South Korean and Chinese officials have publicly cast doubt on reports that Kim was gravely ill following a heart procedure, after his absence from a key state anniversary event on April 15.
But the media reports sparked questions about who is in place to take over if Kim, thought to be about 36, a third-generation hereditary leader, fell seriously ill or died. He became leader when his father Kim Jong-il died in 2011 from a heart attack.
Each change at the top in North Korea has raised the prospect of a leadership vacuum or collapse of the Kim dynasty, which has ruled the country since its founding in 1948.
So far, each of the three Kims to rule North Korea has defied expectations, holding on to power with an iron grip. But under Kim Jong-un, North Korea’s arsenal of nuclear weapons and ballistic missiles has grown substantially, raising concerns over who would control them.
The following are key figures in the North Korean leadership circle and what role they may play in any transition.
Kim Yo-jong, sister of North Korea's leader Kim Jong-un has been a visible presence at international events in the past two years. Kim’s younger sister has been the most visible presence around the leader in the past two years, serving formally as a vice director of the ruling Workers’ Party’s powerful Central Committee but unofficially as her brother’s chief of staff.

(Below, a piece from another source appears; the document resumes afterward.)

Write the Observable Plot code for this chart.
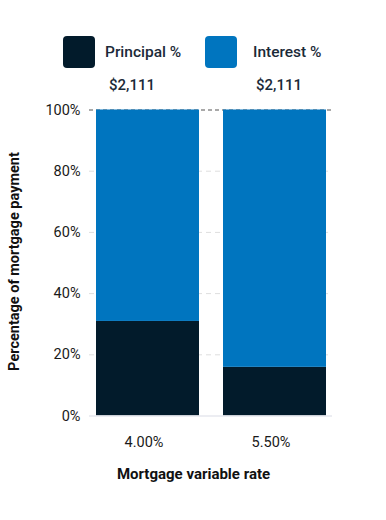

Kim Yo-jong was named an alternate member of the ruling Workers’ Party’s powerful Central Committee Politburo this month, continuing her climb through the leadership hierarchy.
The leader’s sister, believed to be 31, has a firm control of key party functions, setting herself to be the main source of power behind a collective leadership.
Choe Ryong-hae (left) is the nominal head of state of North Korea and is the president of the Presidium of the Supreme People's Assembly.Choe Ryong-hae rose to be North Korea’s nominal head of state last year as president of the Presidium of the Supreme People’s Assembly.
This capped decades of service with the party for the ruling Kim family, following his role as the influential political head of the military under the young leader.
Choe and Pak Pong-ju, a fellow politburo member and former state premier who oversaw the North’s push to introduce more free-market functions to revive its economy, are likely to be the figureheads leading a collective leadership, analysts say.
Kim Yong-chol, a party vice chairman and former top nuclear envoy not related to the Kim dynasty, and Foreign Minister Ri Son-gwon could be tasked with handling diplomatic issues, including stalled denuclearisation talks with the United States, as they played a key role in Kim Jong-un’s summits with US President Donald Trump.
Estranged brothers, aunt
Kim Jong-chol is the leader’s older brother but has not been part of the country’s leadership, instead leading a quiet life playing music, according to Thae Yong-ho, North Korea’s former deputy ambassador in London, who defected to the South.
He is believed to be disinterested in public life and is unlikely to emerge as a major presence, though some analysts say he maintains ties with siblings and could play a more public role in a contingency.
Kim Kyong-hui was once a powerful figure in the leadership circle when her brother Kim Jong-il ruled the country. But she has not been seen since her husband, Jang Song-thaek, once regarded as the second most powerful man in the country, was executed in 2013 by Kim Jong Un. She has long been ill but briefly appeared early this year at a gala performance alongside her nephew.
Kim Jong-un is believed to have three children with Ri Sol-ju, the youngest born in 2017, according to the South’s National Intelligence Service.
The oldest is a 10-year-old son, meaning any of the three would need the assistance of their relatives or political guardians if they were to become a fourth-generation hereditary leader.
Kim Jong-il had been groomed for 20 years to lead the country, while Kim Jong-un had just over a year to prepare, due to his father’s sudden death from a heart attack.